Wednesday, April 9, 2008

Spagat and Kane

i wrote an answer to Kane and took a closer look at some analysis of Spagat of the Lancet study of iraqi violent deaths over at Deltoid.

i ll post it here again:

1) I think that the underlying data that L2 relies on is fraudulent. That is, I think that the interviewers made (some) stuff up.

why accuse Burnham of making false statement then?

why bother with the main street bias at all?

and why don t you simply present sonme evidence of this "fraud"?!?

sorry David, but among the few persons making stuff up here, you are quite a special one!

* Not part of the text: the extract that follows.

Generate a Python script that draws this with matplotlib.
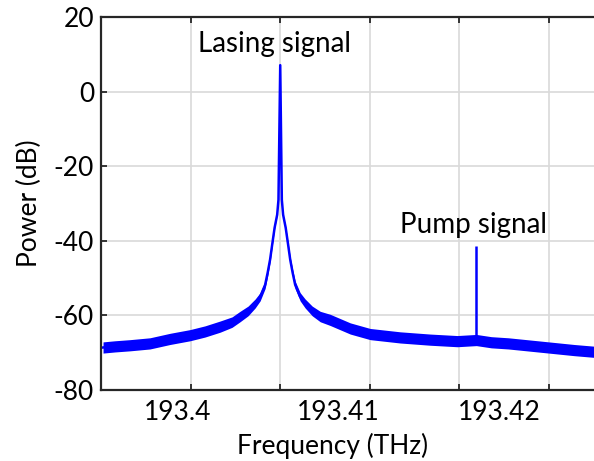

the other rather "special" person is Spagat. while follwing some links about the "main street bias", i hit this presentation given by him in december 2007:

my eyes got caught by page 7, showing a Baghdag map:

This map seems to suggest that large attacks
in Baghdad could be biased toward residential cross-streets to main streets ... Attacks since May 2003 in which more than 10 people were

now obviously a rather big color point on an arial map of a city will end up somewhere around a "main street".
notice how he is playing with the word "residential", without again knowing ANYTHING about te palces the attacks occur in. (am i the only one who got familiar to the term "MARKET BOMBING" by watching news in iraq?!?)

this is a pretty lame attempt to establish a link between the location of the bombings and people living CLOSE to the place where it occured.

but this sentence is even more absurd:

Note that incidents of this size almost certainly cover over half of all deaths.

note that this sentence obviously is total NONSENSE, as a simple look at any list of violent deaths in iraq will show you:

actually you willstruggle hard to find a single day, on which events with 10+ casualties cover 50% percents of the daily deathtoll.

Spagat could have known this, by simply taking a look at his map: if the Spagat map did really represent over 50% of the deaths in Baghdad since 2003, the place would be a paradise!!!